In “The Politically Incorrect Guide to Communism,” Paul Kengor traces the influence of communism in our education system. He gives names, Party card numbers, and their influential positions at teachers’ colleges. I found it eye opening and further motivation to homeschool.
“It’s what they’re taught.”
Kids are taught a lot of things they forget as soon as the classroom door hits them in the butt on their last day. I think social media and a herd like instinct is more to blame. Oh, and too many of the young read on less than a comic book level.
A lot of us know better.
We’re also not stupid enough to make ourselves a target, since that just means you’ll get mobbed from the left, and blamed for their own failures from the right. (You want an extreme example? Look at how many folks on the right are declaring Kyle to be stupid, for not standing aside to let imported rioters burn down his co-worker’s family business, in his dad’s home town. He must be blamed. He actually did something.)
Yeah, SOME folks don’t do that, but it is what we were taught to expect for speaking up. The very folks who make outraged demands for why “nobody” does a thing will punish those who do what is asked, and there is no stupid accusation that will not have water carried for it. The most unusual thing about the Covington Kids is that some of those who instantly went on the attack later apologized.
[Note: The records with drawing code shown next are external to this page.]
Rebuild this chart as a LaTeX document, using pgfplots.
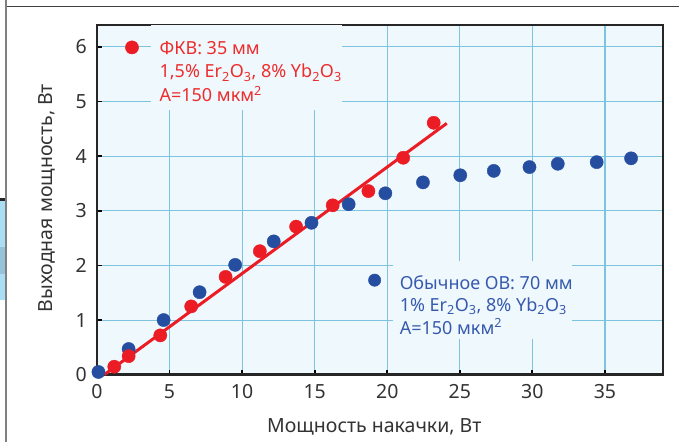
\documentclass[border=0pt]{standalone}
\usepackage{fontspec}
\setmainfont{Noto Sans}
\usepackage{pgfplots}
\pgfplotsset{compat=1.18}
\definecolor{bgc}{RGB}{239,248,253}
\definecolor{gridc}{RGB}{125,196,224}
\definecolor{myred}{RGB}{236,28,36}
\definecolor{myblue}{RGB}{38,78,160}
\definecolor{txtred}{RGB}{237,45,45}
\definecolor{txtblue}{RGB}{55,90,175}
\definecolor{sidecyan}{RGB}{170,222,245}
\definecolor{sidedark}{RGB}{150,195,215}
\begin{document}
\begin{tikzpicture}
\useasboundingbox (0,0) rectangle (679pt,442pt);
\fill[white] (0,0) rectangle (679pt,442pt);
\draw[black!75, line width=1pt] (7pt,435pt) -- (679pt,435pt);
\draw[black!50, line width=1.5pt] (6pt,0) -- (6pt,442pt);
\fill[sidecyan] (0,142pt) rectangle (5pt,244pt);
\fill[sidedark] (0,168pt) rectangle (5pt,195pt);
\fill[black!85] (0,241pt) rectangle (5pt,244pt);
\begin{axis}[
  at={(97pt,67.3pt)}, anchor=south west,
  scale only axis, width=566pt, height=349.7pt,
  xmin=0, xmax=39, ymin=0, ymax=6.4,
  axis background/.style={fill=bgc},
  axis line style={line width=2.6pt, black!85},
  grid=major, major grid style={gridc, line width=1.1pt},
  xtick={0,5,...,35}, ytick={0,1,...,6},
  xtick pos=bottom, ytick pos=left,
  tick align=inside, major tick length=5pt,
  every tick/.style={black, line width=1.8pt},
  /pgf/number format/assume math mode=true,
  tick label style={font=\fontsize{19.5}{21}\selectfont, text=black!80, inner sep=0pt},
  xticklabel style={anchor=base, yshift=-23.3pt},
  yticklabel style={anchor=east, xshift=-10pt},
  xlabel={Мощность накачки, Вт},
  ylabel={Выходная мощность, Вт},
  every axis x label/.style={at={(axis description cs:0.49,-0.1667)}, anchor=base},
  every axis y label/.style={at={(axis description cs:-0.0795,0.505)}, rotate=90, anchor=base},
  label style={font=\fontsize{19.5}{21}\selectfont, text=black!80, inner sep=0pt},
  clip=false,
]
% red fit line
\addplot[myred, line width=3pt, no marks] coordinates {(0.5,0) (24.1,4.6)};
% blue data: ordinary fibre
\addplot[only marks, mark=*, mark size=6.6pt, myblue] coordinates {
(0.1,0.05) (2.18,0.47) (4.59,1.00) (7.07,1.51) (9.52,2.01) (12.18,2.44)
(14.78,2.78) (17.34,3.12) (19.87,3.32) (22.46,3.52) (25.03,3.65)
(27.34,3.73) (29.8,3.80) (31.75,3.86) (34.43,3.89) (36.8,3.96)};
% red data: photonic crystal fibre
\addplot[only marks, mark=*, mark size=6.6pt, myred] coordinates {
(1.19,0.146) (2.18,0.34) (4.36,0.72) (6.49,1.25) (8.86,1.79) (11.22,2.26)
(13.72,2.71) (16.24,3.10) (18.7,3.36) (21.1,3.97) (23.2,4.61)};
% legend boxes
\fill[bgc] (axis cs:3.7,6.4) rectangle (axis cs:16.9,4.84);
\fill[bgc] (axis cs:20.4,2.08) rectangle (axis cs:32.7,0.65);
\addplot[only marks, mark=*, mark size=6.6pt, myred] coordinates {(2.41,5.99)};
\addplot[only marks, mark=*, mark size=6.2pt, myblue] coordinates {(19.13,1.73)};
\node[anchor=west, align=left, text=txtred, inner sep=0pt,
  font=\fontsize{18}{23.5}\selectfont] at (axis cs:4.3,5.55)
  {ФКВ: 35 мм\\1,5\% Er\textsubscript{2}O\textsubscript{3}, 8\% Yb\textsubscript{2}O\textsubscript{3}\\A=150 мкм\textsuperscript{2}};
\node[anchor=west, align=left, text=txtblue, inner sep=0pt,
  font=\fontsize{18}{22.5}\selectfont] at (axis cs:20.85,1.28)
  {Обычное ОВ: 70 мм\\1\% Er\textsubscript{2}O\textsubscript{3}, 8\% Yb\textsubscript{2}O\textsubscript{3}\\A=150 мкм\textsuperscript{2}};
\end{axis}
\end{tikzpicture}
\end{document}
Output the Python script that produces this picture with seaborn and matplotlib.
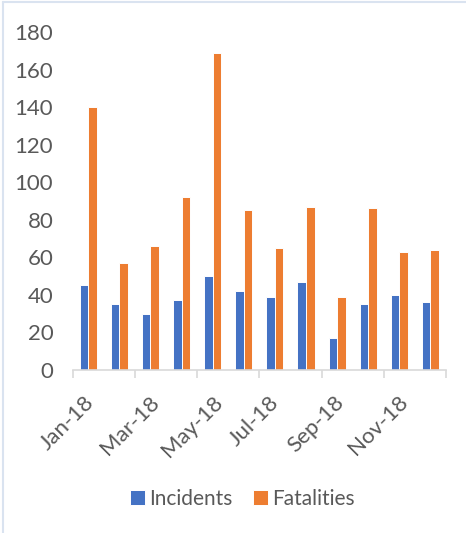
import pandas as pd
import numpy as np
import seaborn as sns
import matplotlib.pyplot as plt
from matplotlib.lines import Line2D
import matplotlib.transforms as mtransforms

months = ['Jan-18', 'Feb-18', 'Mar-18', 'Apr-18', 'May-18', 'Jun-18',
          'Jul-18', 'Aug-18', 'Sep-18', 'Oct-18', 'Nov-18', 'Dec-18']
incidents = [45, 35, 30, 37, 50, 42, 39, 47, 17, 35, 40, 36]
fatalities = [140, 57, 66, 92, 169, 85, 65, 87, 39, 86, 63, 64]
tick_labels = ['Jan-18', 'Mar-18', 'May-18', 'Jul-18', 'Sep-18', 'Nov-18', '']

df = pd.DataFrame({'month': months * 2,
                   'value': incidents + fatalities,
                   'series': ['Incidents'] * 12 + ['Fatalities'] * 12})

sns.set_style('white')
plt.rcParams['font.family'] = ['Lato', 'DejaVu Sans']

fig = plt.figure(figsize=(4.66, 5.33), dpi=100)
ax = fig.add_axes([0.156, 0.306, 0.801, 0.634])

sns.barplot(data=df, x='month', y='value', hue='series', order=months,
            palette={'Incidents': '#4472C4', 'Fatalities': '#ED7D31'},
            saturation=1, width=0.55, edgecolor='white', linewidth=0.7, ax=ax)

ax.set_xlim(-0.5, 11.5)
ax.set_ylim(0, 180)
ax.set_yticks(range(0, 181, 20))
ax.set_xlabel('')
ax.set_ylabel('')

for s in ['top', 'right', 'left']:
    ax.spines[s].set_visible(False)
ax.spines['bottom'].set_color('#d9d9d9')
ax.spines['bottom'].set_linewidth(1.2)

fs = 16
ax.set_xticks(np.arange(-0.5, 12, 2))
ax.set_xticklabels(tick_labels, rotation=45, ha='center', va='top')
ax.tick_params(axis='x', length=6, width=1.2, color='#d9d9d9', pad=10,
               labelsize=fs, labelcolor='#595959', bottom=True)
ax.tick_params(axis='y', length=0, pad=14, labelsize=fs, labelcolor='#595959')

offset = mtransforms.ScaledTranslation(-5 / 100, 0, fig.dpi_scale_trans)
for lab in ax.get_xticklabels():
    lab.set_transform(lab.get_transform() + offset)

handles, labels = ax.get_legend_handles_labels()
ax.get_legend().remove()
fig.legend(handles, labels, loc='center', bbox_to_anchor=(0.52, 0.064), ncol=2,
           frameon=False, fontsize=15, labelcolor='#595959',
           handlelength=0.7, handleheight=0.7, handletextpad=0.2,
           columnspacing=1.0)

fig.add_artist(Line2D([0.0065, 0.0065], [0, 0.996], color='#dae3f0', lw=1.5))
fig.add_artist(Line2D([0.0065, 1], [0.996, 0.996], color='#dae3f0', lw=1.5))

fig.savefig('out.png', dpi=100)
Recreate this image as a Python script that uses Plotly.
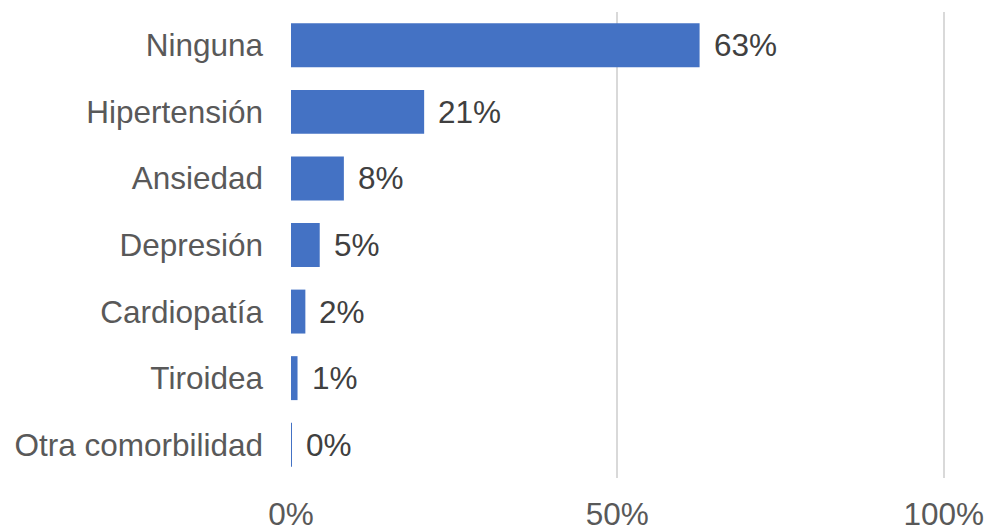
import plotly.graph_objects as go

categories = ["Ninguna", "Hipertensión", "Ansiedad", "Depresión", "Cardiopatía", "Tiroidea", "Otra comorbilidad"]
values = [62.6, 20.4, 8.1, 4.4, 2.2, 1.0, 0.15]
labels = ["63%", "21%", "8%", "5%", "2%", "1%", "0%"]
x_ticks = [0, 50, 100]
x_tick_text = ["0%", "50%", "100%"]

FONT = "Liberation Sans, Arial, sans-serif"
FS = 31.5

fig = go.Figure()
fig.add_trace(go.Bar(
    y=categories,
    x=values,
    orientation="h",
    marker=dict(color="#4472C4", line=dict(width=0)),
    hoverinfo="x+y",
))

for c, v, t in zip(categories, values, labels):
    fig.add_annotation(
        x=v, y=c, text=t, showarrow=False,
        xanchor="left", yanchor="middle", xshift=12,
        font=dict(family=FONT, size=FS, color="#404040"),
    )

fig.update_layout(
    width=990, height=531,
    margin=dict(l=291, r=45, t=12, b=53, autoexpand=False),
    paper_bgcolor="white", plot_bgcolor="white",
    showlegend=False,
    bargap=0.34,
    font=dict(family=FONT, size=FS, color="#595959"),
    xaxis=dict(
        range=[0, 100.2],
        tickvals=x_ticks, ticktext=x_tick_text,
        showgrid=True, gridcolor="#D9D9D9", gridwidth=1.5,
        zeroline=False, showline=False,
        ticks="", ticklabelstandoff=14,
        tickfont=dict(family=FONT, size=FS, color="#595959"),
        automargin=False,
        fixedrange=True,
    ),
    yaxis=dict(
        categoryorder="array", categoryarray=categories[::-1],
        showgrid=False, zeroline=False, showline=False,
        ticks="", ticklabelstandoff=27,
        tickfont=dict(family=FONT, size=FS, color="#595959"),
        automargin=False,
        fixedrange=True,
    ),
)

fig.write_html("out.html")
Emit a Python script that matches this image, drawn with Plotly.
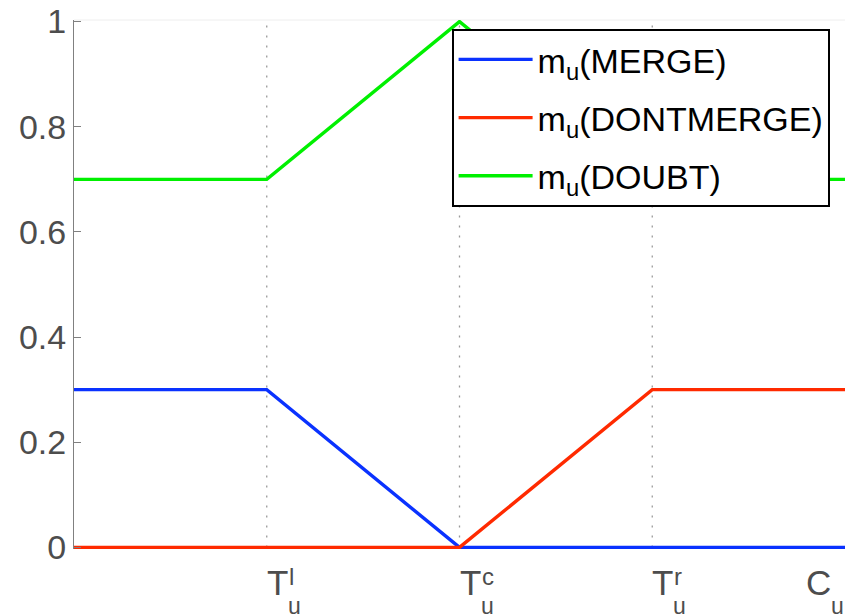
import plotly.graph_objects as go

# Data
x_pts = [0, 1, 2, 3, 4]
merge = [0.3, 0.3, 0.0, 0.0, 0.0]
dontmerge = [0.0, 0.0, 0.0, 0.3, 0.3]
doubt = [0.7, 0.7, 1.0, 0.7, 0.7]
series_names = ["m<sub>u</sub>(MERGE)", "m<sub>u</sub>(DONTMERGE)", "m<sub>u</sub>(DOUBT)"]
series_colors = ["#0a32ff", "#ff2a00", "#00f000"]

thresholds = [1, 2, 3]
tick_pos = [1, 2, 3, 3.8]
tick_main = ["T", "T", "T", "C"]
tick_sup = ["l", "c", "r", ""]
tick_sub = ["u", "u", "u", "u"]
y_ticks = [0, 0.2, 0.4, 0.6, 0.8, 1]

fig = go.Figure()
for i, (vals, name, col) in enumerate(zip([merge, dontmerge, doubt], series_names, series_colors)):
    fig.add_trace(go.Scatter(x=x_pts, y=vals, mode="lines", name=name,
                             line=dict(color=col, width=3.4), legendgroup=str(i),
                             cliponaxis=False))

for t in thresholds:
    fig.add_shape(type="line", x0=t, x1=t, y0=0, y1=1, xref="x", yref="y",
                  line=dict(color="#999999", width=1.3, dash="2px,8px"), layer="below")

font_lab = "Liberation Sans, Arial, sans-serif"
for p, m, sp, sb in zip(tick_pos, tick_main, tick_sup, tick_sub):
    fig.add_annotation(x=p, y=0, xref="x", yref="paper", text=m, showarrow=False,
                       xanchor="left", yanchor="top", yshift=-12, xshift=-2,
                       font=dict(size=35, color="#4d4d4d", family=font_lab))
    w = 19 if m == "T" else 23
    if sp:
        fig.add_annotation(x=p, y=0, xref="x", yref="paper", text=sp, showarrow=False,
                           xanchor="left", yanchor="top", yshift=-12, xshift=w + 1,
                           font=dict(size=24, color="#4d4d4d", family=font_lab))
    fig.add_annotation(x=p, y=0, xref="x", yref="paper", text=sb, showarrow=False,
                       xanchor="left", yanchor="bottom", yshift=-72, xshift=w,
                       font=dict(size=23, color="#4d4d4d", family=font_lab))

fig.update_layout(
    width=848, height=607,
    margin=dict(l=66, r=11, t=12, b=66, autoexpand=False),
    plot_bgcolor="white", paper_bgcolor="white",
    showlegend=True,
    legend=dict(x=0.490, y=0.983, xanchor="left", yanchor="top",
                bgcolor="white", bordercolor="black", borderwidth=1.8,
                font=dict(size=34, color="black", family=font_lab),
                itemwidth=74, traceorder="grouped", tracegroupgap=11),
    xaxis=dict(range=[0, 4], showgrid=False, zeroline=False, showticklabels=False,
               ticks="", showline=False, mirror=False, automargin=False),
    yaxis=dict(range=[-0.003, 1.003], tickvals=y_ticks, showgrid=False, zeroline=False,
               ticks="inside", ticklen=7, tickcolor="#808080", tickwidth=1,
               showline=True, linecolor="#808080", linewidth=1, automargin=False,
               ticklabeloverflow="allow",
               tickfont=dict(size=34, color="#4d4d4d", family=font_lab)),
)
fig.add_shape(type="line", x0=0, x1=1, y0=1, y1=1, xref="paper", yref="paper",
              line=dict(color="#eeeeee", width=1), layer="below")

fig.write_html("out.html")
Social Media is big. Drive by media promotes falsehoods. In the Covington boys cases their own school administration plus the bishops attacked them right off the bat. Bet some of the parents leaned on their kids to apologize. They didn’t want the stigma or the threats.
A member of the mission was born in Hungary. She is very vocal about the Communist regime. On the second try the family escaped into Austria. She loathes the Democrats.
I visited Russia in 1993, just a scant 4 years after the Wall fell.
Still seeing the scars and remnants of Communism’s toll on the land, it was clear the people had very little to smile about.
Nate, when I went back to grad school in the 90s, there were a slew of students from the former USSR, because they could. We lived in family housing that we lovingly called The Gospel Ghetto. Low income, low cost, mostly for the local seminary students with kids. We became close friends with one family, the mom from Ukraine (and don’t ever call someone from Ukraine Russian), and one from St. Petersburg, Russia. One thing they went on and on about was how great they were living. They had never seen anyone live like we did there in the old ghetto. What for us was a step away from embarrassing was, to them – former citizens of the nation so many Americans are being taught to covet – living like kings. Oh, and contrary to the lessons my kids learned in school, they informed us that the USSR was still the USSR up until it ended.
Exactly, Dave.
I don’t even want to ship all our communists away. I’d settle for them just having to go and live in one of their commie countries for a fortnight – maybe a whole month – so they could at least have some perspective on just how bad things can get.